Qualifications of the Legislative Councillors 

Sixteen of the individuals appointed had previously been involved in the government of the Province of Canada, sitting in either the Legislative Assembly or the Legislative Council:  Beaudry, Beaubien, Proulx, Dostaler, Le Boutillier, Bryson, Thibaudeau, Panet, Boucher de Boucherville, Archambeault, Prud'homme, Armstrong, Ross, Gingras, Ferrier and Hale.

Nine of the individuals had been involved in municipal politics, including former mayors of Montreal:  Beaudry, Wood, Rodier, Starnes, Bryson, Lemaire, Archambeault, McGreevy, and Ferrier.

Five of the individuals were involved in business or their seigneuries: Dionne, Thibaudeau, Chaussegros de Léry, Fraser de Berry and McGreevy.

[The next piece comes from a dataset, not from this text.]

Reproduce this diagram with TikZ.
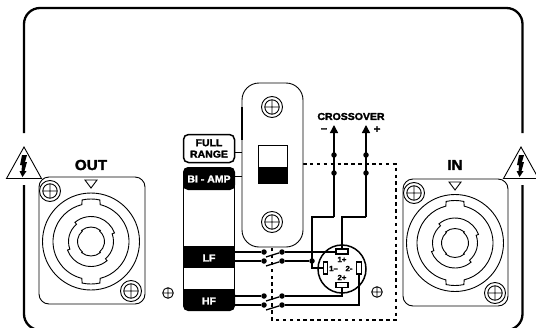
\documentclass[tikz,border=0pt]{standalone}
\usepackage{fontspec}
\setmainfont{Liberation Sans}[BoldFeatures={FakeStretch=1.05,FakeBold=2}]
\usetikzlibrary{arrows.meta}
\tikzset{
  thinl/.style={line width=0.9pt,black},
  frameline/.style={line width=2.3pt,black,rounded corners=16pt},
  wire/.style={line width=1.3pt,black},
  feed/.style={line width=1.5pt,black},
  dashline/.style={line width=1.8pt,black,dash pattern=on 3.5pt off 3.4pt},
  dot/.style={circle,fill=black,inner sep=0pt,minimum size=5.5pt},
  txt/.style={font=\bfseries\fontsize{10}{10}\selectfont,inner sep=0pt,align=center},
  big/.style={font=\bfseries\fontsize{14.5}{14.5}\selectfont,inner sep=0pt},
  sign/.style={font=\bfseries\fontsize{11}{11}\selectfont,inner sep=0pt},
  pinl/.style={font=\bfseries\fontsize{7.5}{7.5}\selectfont,inner sep=0pt},
  wtxt/.style={txt,text=white},
  pin/.style={draw=black,fill=white,line width=1.4pt,inner sep=0pt},
}
\newcommand{\screwb}[2]{%
  \draw[thinl] (#1,#2) circle[radius=10.5] circle[radius=7.2]
    (#1-7.2,#2)--(#1+7.2,#2) (#1,#2-7.2)--(#1,#2+7.2);}
\newcommand{\screws}[2]{%
  \draw[thinl] (#1,#2) circle[radius=5.3] (#1-5.3,#2)--(#1+5.3,#2) (#1,#2-5.3)--(#1,#2+5.3);}
\newcommand{\bolttri}[1]{%
  \begin{scope}[xshift=#1pt]
  \draw[thinl,line join=miter,fill=white] (24,147)--(41.5,178.5)--(6.5,178.5)--cycle;
  \fill[black] (22,155)--(27,155)--(25,162)--(27,162)--(24.5,171)--(26.5,171)--(22.5,177)--(19.5,171)--(21.5,171)--(22,165)--(20,165)--cycle;
  \end{scope}}
\newcommand{\spk}[2]{%
  \begin{scope}[shift={(#1,#2)}]
  \draw[thinl] (0,0) circle[radius=48.5];
  \draw[thinl] (76:38) -- (78:42.5) arc[start angle=78,end angle=102,radius=42.5] -- (104:38)
     arc[start angle=104,end angle=256,radius=38] -- (258:42.5)
     arc[start angle=258,end angle=282,radius=42.5] -- (284:38)
     arc[start angle=284,end angle=436,radius=38] -- cycle;
  \draw[thinl] (50:25) arc[start angle=50,end angle=160,radius=25] -- (160:22.5)
     arc[start angle=160,end angle=230,radius=22.5] -- (230:25)
     arc[start angle=230,end angle=340,radius=25] -- (340:22.5)
     arc[start angle=340,end angle=410,radius=22.5] -- cycle;
  \draw[thinl] (50:14.5) arc[start angle=50,end angle=130,radius=14.5] -- (130:13.5)
     arc[start angle=130,end angle=230,radius=13.5] -- (230:14.5)
     arc[start angle=230,end angle=310,radius=14.5] -- (310:13.5)
     arc[start angle=310,end angle=410,radius=13.5] -- cycle;
  \end{scope}}
\begin{document}
\begin{tikzpicture}[x=1pt,y=-1pt]
\clip (0,0) rectangle (536,327);
\fill[white] (0,0) rectangle (536,327);
% frame
\draw[frameline] (24,133)--(24,8)--(522.5,8)--(522.5,133);
\draw[frameline] (24,185)--(24,330)--(60,330);
\draw[frameline] (522.5,185)--(522.5,330)--(490,330);
\bolttri{0}
\bolttri{497}
% connectors
\draw[thinl,rounded corners=10pt] (39,177) rectangle (145,304);
\draw[thinl,rounded corners=10pt] (403,179) rectangle (508,306);
\draw[thinl] (85,180)--(97,180)--(91,188)--cycle;
\draw[thinl] (449,182)--(461,182)--(455,190)--cycle;
\spk{91}{241.5}
\spk{455}{243}
\screwb{50}{191}
\screwb{131}{291}
\screwb{414}{193}
\screwb{495}{293}
\screws{168}{293}
\screws{377}{292}
\node[big] (out) at (91,165) {OUT};
\node[big] (in) at (455,165) {IN};
% dashed box
\coordinate (d0) at (303,164);
\coordinate (d1) at (396,164);
\coordinate (d2) at (396,320);
\coordinate (d3) at (272,320);
\coordinate (d4) at (272,248);
\draw[dashline] (d0)--(d1)--(d2)--(d3)--(d4);
% plate
\node[draw=black,line width=0.9pt,rounded corners=17pt,minimum width=61pt,minimum height=164pt,inner sep=0pt,fill=white] (plate) at (272.5,165) {};
\draw[line width=1.6pt] (242,107)--(242,140);
\screwb{272}{107}
\screwb{272}{222}
\draw[thinl] (258,145) rectangle (287,183);
\fill[black] (258,167) rectangle (287,183);
% selector column
\node[draw=black,line width=1.5pt,rounded corners=5pt,minimum width=51pt,minimum height=28pt,inner sep=0pt,txt] (fr) at (209,148.5) {FULL\\[1.4pt]RANGE};
\coordinate (t1) at (242,152);
\coordinate (t2) at (242,176);
\draw[thinl,line width=1pt] (fr.east|-t1)--(t1);
\fill[black,rounded corners=5pt] (183,190)--(183,167)--(235,167)--(235,190)--cycle;
\fill[black] (183,246) rectangle (235,268);
\fill[black,rounded corners=5pt] (183,289)--(235,289)--(235,311)--(183,311)--cycle;
\fill[black] (183,289) rectangle (235,300);
\draw[line width=1.5pt] (183.7,185)--(183.7,295) (234.3,185)--(234.3,295);
\draw[thinl,line width=1pt] (234,176)--(t2);
\node[wtxt] (bi) at (209,179) {BI - AMP};
\node[wtxt] (lf) at (209,258) {LF};
\node[wtxt] (hf) at (209,301) {HF};
% crossover
\node[txt] (cr) at (351,116.5) {CROSSOVER};
\node[sign] (mn) at (324,130) {–};
\node[sign] (pl) at (377,129.5) {+};
% round socket
\node[draw=black,circle,line width=1.5pt,minimum size=48pt,inner sep=0pt] (sock) at (342,269) {};
\node[pin,minimum width=12pt,minimum height=5pt] (p1p) at (342,251.5) {};
\node[pin,minimum width=12pt,minimum height=5pt] (p2p) at (342,285) {};
\node[pin,minimum width=4.5pt,minimum height=12pt] (p1m) at (325.5,268) {};
\node[pin,minimum width=4.5pt,minimum height=12pt] (p2m) at (359,268) {};
\node[pinl] (l1p) at (342,259.5) {1+};
\node[pinl] (l2p) at (342,277.5) {2+};
\node[pinl] (l1m) at (333.5,268.5) {1–};
\node[pinl] (l2m) at (349,268.5) {2-};
% feeds
\coordinate (a1) at (334,125);
\coordinate (a2) at (366,125);
\node[dot] (a1u) at (334,155) {};
\node[dot] (a1l) at (334,173) {};
\node[dot] (a2u) at (366,155) {};
\node[dot] (a2l) at (366,173) {};
\coordinate (b1) at (334,217);
\coordinate (b2) at (366,217);
\coordinate (c1) at (312,217);
\coordinate (c2) at (342,217);
\coordinate (e1) at (312,268);
\node[dot] (j) at (312,261) {};
\draw[feed,-{Triangle[length=8pt,width=8pt]}] (b1)--(a1);
\draw[feed,-{Triangle[length=8pt,width=8pt]}] (b2)--(a2);
\draw[feed] (b1)--(c1)--(e1)--(p1m.west|-e1);
\draw[feed] (b2)--(c2)--(p1p.north);
% switch wires
\coordinate (w1) at (234,252);
\coordinate (w2) at (234,261);
\coordinate (w3) at (234,296);
\coordinate (w4) at (234,305);
\node[dot] (s1l) at (264,252) {};
\node[dot] (s1r) at (282,252) {};
\node[dot] (s2l) at (264,261) {};
\node[dot] (s2r) at (282,261) {};
\node[dot] (s3l) at (264,296) {};
\node[dot] (s3r) at (282,296) {};
\node[dot] (s4l) at (264,305) {};
\node[dot] (s4r) at (282,305) {};
\draw[wire] (w1)--(s1l) (w2)--(s2l) (w3)--(s3l) (w4)--(s4l);
\draw[wire] (266,257)--(s1r) (266,266)--(s2r) (266,301)--(s3r) (266,310)--(s4r);
\draw[wire] (s1r)--(p1p.west|-s1r);
\draw[wire] (s2r)--(j);
\draw[wire] (s3r)--(342,296)--(p2p.south);
\draw[wire] (s4r)--(359,305)--(p2m.south);
\end{tikzpicture}
\end{document}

First Quebec Ministry:  Chauveau Cabinet, 1867-1873 

The first Cabinet for Quebec consisted of Premier Chauveau and six other Cabinet ministers. Chauveau and four of the ministers were Members of the Legislative Assembly, while two were Members of the Legislative Council. Chauveau held other ministries, in addition to being premier.

Leader of the Opposition 

When the Legislature first met, the Liberals did not have a formal party structure or leader.  As a result, there was no official Leader of the Opposition for the first session of the Legislature.  Henri-Gustave Joly de Lotbinière gradually emerged as the leader of the Liberals.  Late in the second session held in 1869, he was formally elected Liberal leader and took the position in the House opposite to the Premier, as the Leader of the Opposition.

Legislative sessions 

The Legislature had four annual sessions:

  First session: December 27, 1867 to February 24, 1868, with thirty-nine sitting days.
  Second session: January 20, 1869 to April 5, 1869, with forty-eight sitting days.
 Third session: November 23, 1869 to February 1, 1870, with thirty-eight sitting days.
 Fourth and final session: November 3, 1870 to December 24, 1870, with thirty-eight sitting days.

The Legislature did not meet again prior to its dissolution on May 27, 1871.